The comparability of onscreen and paper and pencil tests: no further research required?

This paper presents an analysis of the first national high-stakes on-screen assessments offered in the United Kingdom, and considers the research and policy agendas required to support their development and use alongside paper and pencil alternatives. It argues that the UK has a lot to learn from the United States in the area of comparability, as the on-screen assessments currently being launched in the UK are far closer to US high-stakes assessments than the paper and pencil tests ever were. The US now has the benefit of twenty years of comparability research on such tests and has conducted an extensive search for so called test mode effects which affect the comparability of the results from two identical tests with different administration methods. Two findings in particular are unequivocal: nonspeeded objective tests are rarely liable to test mode effects, and when they are liable to these effects, they are marginal; test anxiety caused by poor software design or unfamiliarity with the assessment environment can have a deleterious effect on results.
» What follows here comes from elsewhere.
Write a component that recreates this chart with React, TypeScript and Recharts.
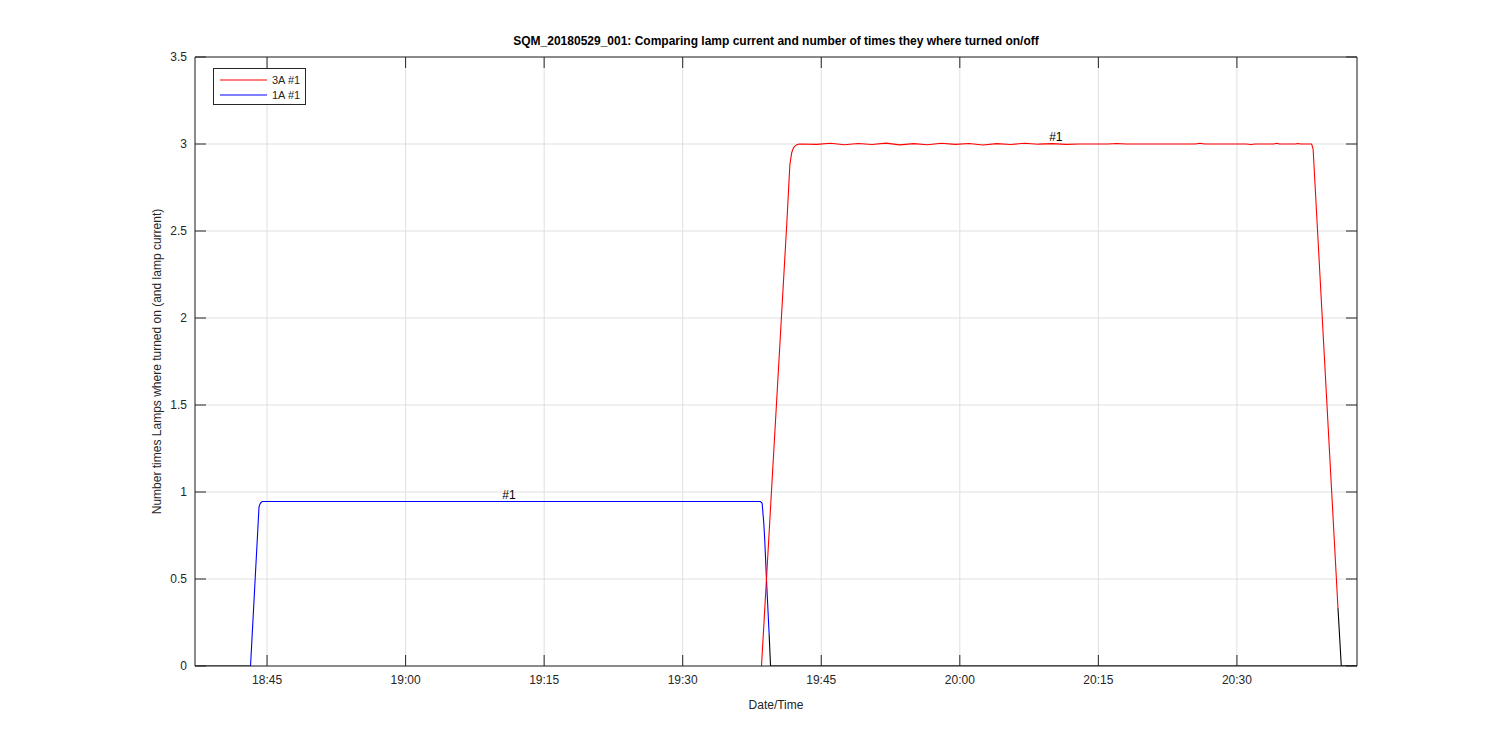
import React from 'react';
import { LineChart, Line, XAxis, YAxis, CartesianGrid, ReferenceDot } from 'recharts';

// time axis in minutes after 18:00
const timeDomain = [37.2, 163.0];
const timeTicks = [45, 60, 75, 90, 105, 120, 135, 150];
const valueTicks = [0, 0.5, 1, 1.5, 2, 2.5, 3, 3.5];

// 1A #1 lamp current (blue)
const lamp1ATime = [43.21, 44.13, 44.23, 44.34, 44.5, 98.42, 98.6, 98.78, 98.89, 99.07, 99.25, 99.36];
const lamp1AValue = [0, 0.914, 0.93, 0.94, 0.945, 0.945, 0.935, 0.82, 0.714, 0.494, 0.3, 0.178];

// 3A #1 lamp current (red)
const lamp3ATime = [
  98.53, 101.29, 101.6, 101.8, 102.0, 102.3, 102.6, 104.5, 106.0, 107.5, 109.0, 110.5, 112.0, 113.5,
  115.0, 116.5, 118.0, 119.5, 121.0, 122.5, 124.0, 125.5, 127.0, 128.5, 130.0, 131.5, 133.0, 136.0,
  137.0, 138.0, 145.5, 146.0, 146.5, 151.0, 151.5, 152.0, 154.0, 154.3, 154.6, 156.3, 156.6, 156.9,
  158.09, 158.25, 160.94,
];
const lamp3AValue = [
  0, 2.563, 2.88, 2.95, 2.98, 2.995, 3.0, 2.998, 3.004, 2.996, 3.003, 2.997, 3.005, 2.995,
  3.002, 2.996, 3.004, 2.998, 3.003, 2.994, 3.002, 2.997, 3.004, 2.999, 3.002, 2.998, 3.0, 3.0,
  3.003, 3.0, 3.0, 3.004, 3.0, 3.0, 2.997, 3.0, 3.0, 3.004, 3.0, 3.0, 3.003, 3.0,
  3.0, 2.97, 0.333,
];

// number of times on (black traces, visible where the currents are not drawn)
const count1ATime = [37.2, 43.21, 70.0, 99.36, 99.51, 163.0];
const count1AValue = [0, 0, null, 0.178, 0, 0];
const count3ATime = [160.94, 161.3, 163.0];
const count3AValue = [0.333, 0, 0];

const labelTime = [71.2, 130.4];
const labelValue = [0.945, 3.0];
const labelText = ['#1', '#1'];

const legendNames = ['3A #1', '1A #1'];
const legendColors = ['#ff0000', '#0000ff'];

const zip = (t: number[], v: (number | null)[]) => t.map((x, i) => ({ t: x, v: v[i] }));

const lamp1A = zip(lamp1ATime, lamp1AValue);
const lamp3A = zip(lamp3ATime, lamp3AValue);
const count1A = zip(count1ATime, count1AValue);
const count3A = zip(count3ATime, count3AValue);

const fmtTime = (m: number) => {
  const h = 18 + Math.floor(m / 60);
  const mm = Math.round(m % 60);
  return `${h}:${mm.toString().padStart(2, '0')}`;
};

const axisColor = '#262626';
const font = '"Liberation Sans", Arial, Helvetica, sans-serif';
const TICK_LEN = 11;
const GAP = 8;

const title = 'SQM_20180529_001: Comparing lamp current and number of times they where turned on/off';

// inward tick marks + labels (matlab style)
const BottomTick = (props: any) => {
  const { x, y, payload } = props;
  const axisY = y - GAP;
  return (
    <g>
      <line x1={x} x2={x} y1={axisY} y2={axisY - TICK_LEN} stroke={axisColor} />
      <text x={x} y={y + 10} textAnchor="middle" fill={axisColor} fontSize={12} fontFamily={font}>
        {fmtTime(payload.value)}
      </text>
    </g>
  );
};

const TopTick = (props: any) => {
  const { x, y } = props;
  return <line x1={x} x2={x} y1={y} y2={y + TICK_LEN} stroke={axisColor} />;
};

const LeftTick = (props: any) => {
  const { x, y, payload } = props;
  const axisX = x + GAP;
  return (
    <g>
      <line x1={axisX} x2={axisX + TICK_LEN} y1={y} y2={y} stroke={axisColor} />
      <text x={x} y={y + 4} textAnchor="end" fill={axisColor} fontSize={12} fontFamily={font}>
        {payload.value}
      </text>
    </g>
  );
};

const RightTick = (props: any) => {
  const { x, y } = props;
  return <line x1={x} x2={x - TICK_LEN} y1={y} y2={y} stroke={axisColor} />;
};

export default function App() {
  return (
    <div style={{ position: 'absolute', left: 0, top: 0, width: 1500, height: 750, background: '#fff', fontFamily: font }}>
      <LineChart width={1500} height={750} margin={{ top: 56, right: 142, bottom: 34, left: 119 }}>
        <CartesianGrid stroke="#dfdfdf" strokeWidth={1} />
        <XAxis
          dataKey="t"
          type="number"
          domain={timeDomain}
          ticks={timeTicks}
          allowDataOverflow
          height={50}
          stroke={axisColor}
          tickLine={false}
          tickSize={0}
          tickMargin={GAP}
          tick={<BottomTick />}
          label={{ value: 'Date/Time', position: 'insideBottom', offset: 7, fill: axisColor, fontSize: 12, fontFamily: font }}
        />
        <XAxis
          xAxisId="top"
          orientation="top"
          dataKey="t"
          type="number"
          domain={timeDomain}
          ticks={timeTicks}
          allowDataOverflow
          height={1}
          stroke={axisColor}
          tickLine={false}
          tickSize={0}
          tickMargin={0}
          tick={<TopTick />}
          label={{ value: title, position: 'top', offset: 11, fill: '#000', fontSize: 12, fontWeight: 'bold', fontFamily: font }}
        />
        <YAxis
          type="number"
          domain={[0, 3.5]}
          ticks={valueTicks}
          allowDataOverflow
          width={76}
          stroke={axisColor}
          tickLine={false}
          tickSize={0}
          tickMargin={GAP}
          tick={<LeftTick />}
          label={{
            value: 'Number times Lamps where turned on (and lamp current)',
            angle: -90,
            position: 'center',
            fill: axisColor,
            fontSize: 12,
            fontFamily: font,
            style: { textAnchor: 'middle' },
          }}
        />
        <YAxis
          yAxisId="r"
          orientation="right"
          type="number"
          domain={[0, 3.5]}
          ticks={valueTicks}
          allowDataOverflow
          width={1}
          stroke={axisColor}
          tickLine={false}
          tickSize={0}
          tickMargin={0}
          tick={<RightTick />}
        />
        <Line data={count1A} dataKey="v" stroke="#000" strokeWidth={1.1} dot={false} isAnimationActive={false} type="linear" />
        <Line data={count3A} dataKey="v" stroke="#000" strokeWidth={1.1} dot={false} isAnimationActive={false} type="linear" />
        <Line data={lamp1A} dataKey="v" stroke="#0000ff" strokeWidth={1.1} dot={false} isAnimationActive={false} type="linear" />
        <Line data={lamp3A} dataKey="v" stroke="#ff0000" strokeWidth={1.1} dot={false} isAnimationActive={false} type="linear" />
        {labelTime.map((t, i) => (
          <ReferenceDot
            key={i}
            x={t}
            y={labelValue[i]}
            r={0}
            stroke="none"
            fill="none"
            label={{ value: labelText[i], position: 'top', offset: 3, fill: '#000', fontSize: 12, fontFamily: font }}
          />
        ))}
      </LineChart>
      <div
        style={{
          position: 'absolute',
          left: 213,
          top: 68,
          width: 93,
          height: 37,
          boxSizing: 'border-box',
          border: `1px solid ${axisColor}`,
          background: '#fff',
        }}
      >
        {legendNames.map((name, i) => (
          <div
            key={name}
            style={{ position: 'absolute', left: 6, top: 4 + i * 14.5, height: 14, display: 'flex', alignItems: 'center' }}
          >
            <svg width={47} height={14}>
              <line x1={0} y1={7} x2={47} y2={7} stroke={legendColors[i]} strokeWidth={1.2} />
            </svg>
            <span style={{ marginLeft: 5, fontSize: 11, color: axisColor, lineHeight: '14px' }}>{name}</span>
          </div>
        ))}
      </div>
    </div>
  );
}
It does not seem sensible or necessary to replicate these findings in the UK context; rather resources should be utilised to move on-screen assessments beyond their current conceptualisation. As the present study found a marginal test mode effect due to speededness, the paper considers a regulatory framework that should be put in place to monitor the introduction of the first generation of high-stakes onscreen assessments in the UK. In brief, the assessments should show evidence that on-screen tests do not offer undue advantages over their paper and pencil equivalents due to the speed with which they can be answered, and that suitable practice tests should be made available to reduce test anxiety. A light regulatory framework, rather than the onerous requirement to demonstrate comparability of every test introduced, should stimulate the innovation required to develop on-screen assessments that encourage and reward construct relevant behaviour.